The Irish bar was separate to the English bar. No person could practice before the Irish bar without being called separately. The courts moved to their present location at the Four Courts on Inns Quay in 1796.

Many leading barristers were successful politicians.  Many judges were ex-members of parliament.  The Attorney Generals, Solicitor General and Prime Sergeant were usually politicians.

There  were clerks in each court who acted as agents for attorneys in conducting litigation.  Fees were payable for many of the duties concerned

Local Courts

There were numerous local courts.  Major towns had their own courts presided over by a Recorder, Alderman or Mayor. Many local courts existed under royal grants.

In Dublin there were a Lord Mayor’s court exercising summary jurisdiction on minor offenses, a Mayor and Sheriff’s Court dealing with personal actions, a Court of Conscience dealing with matters less than 20 shillings and Quarter Sessions Court presided by a Recorder.

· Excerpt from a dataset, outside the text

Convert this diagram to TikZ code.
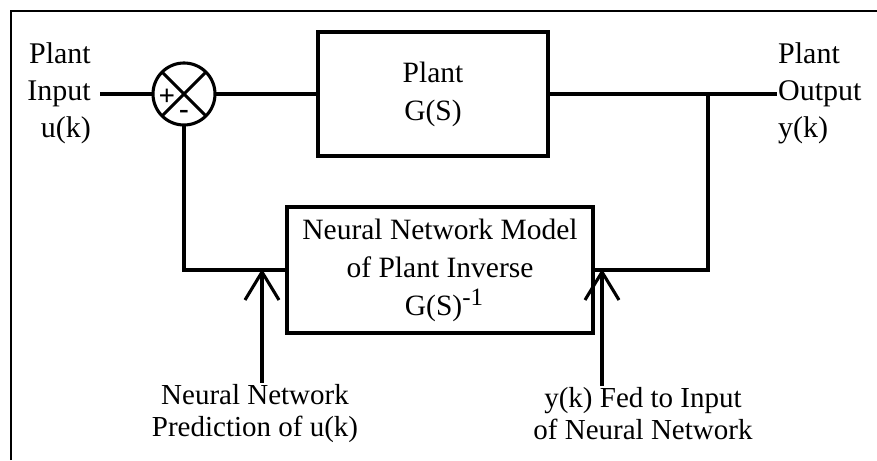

Some manor courts retained with rights to hold courts. Some franchise jurisdictions remained which allowed the landlord to hold a court to try minor criminal cases within the manor.  They had jurisdiction to collect small debts.  The Seneschals presided over the courts with little legal training.

The manor courts were finally abolished in 1859.  At that stage there were almost 200 in operation.  Many such courts heard cases with juries.

The court baron heard civil matters matter below 40 shillings.  Other franchise courts of records were less common but might be granted and some had  jurisdiction up to a hundred pounds.

Each of the major cities had a Quarter Sessions Court, a Mayor Court, a Court of Conscience and Sheriffs Court.  Other major towns had variants.

About 50 boroughs had courts of limited jurisdiction which were presided over by the head of the corporation.  They dealt largely with the collection of debts.  Over the 18th century many of these ceased to function in smaller boroughs.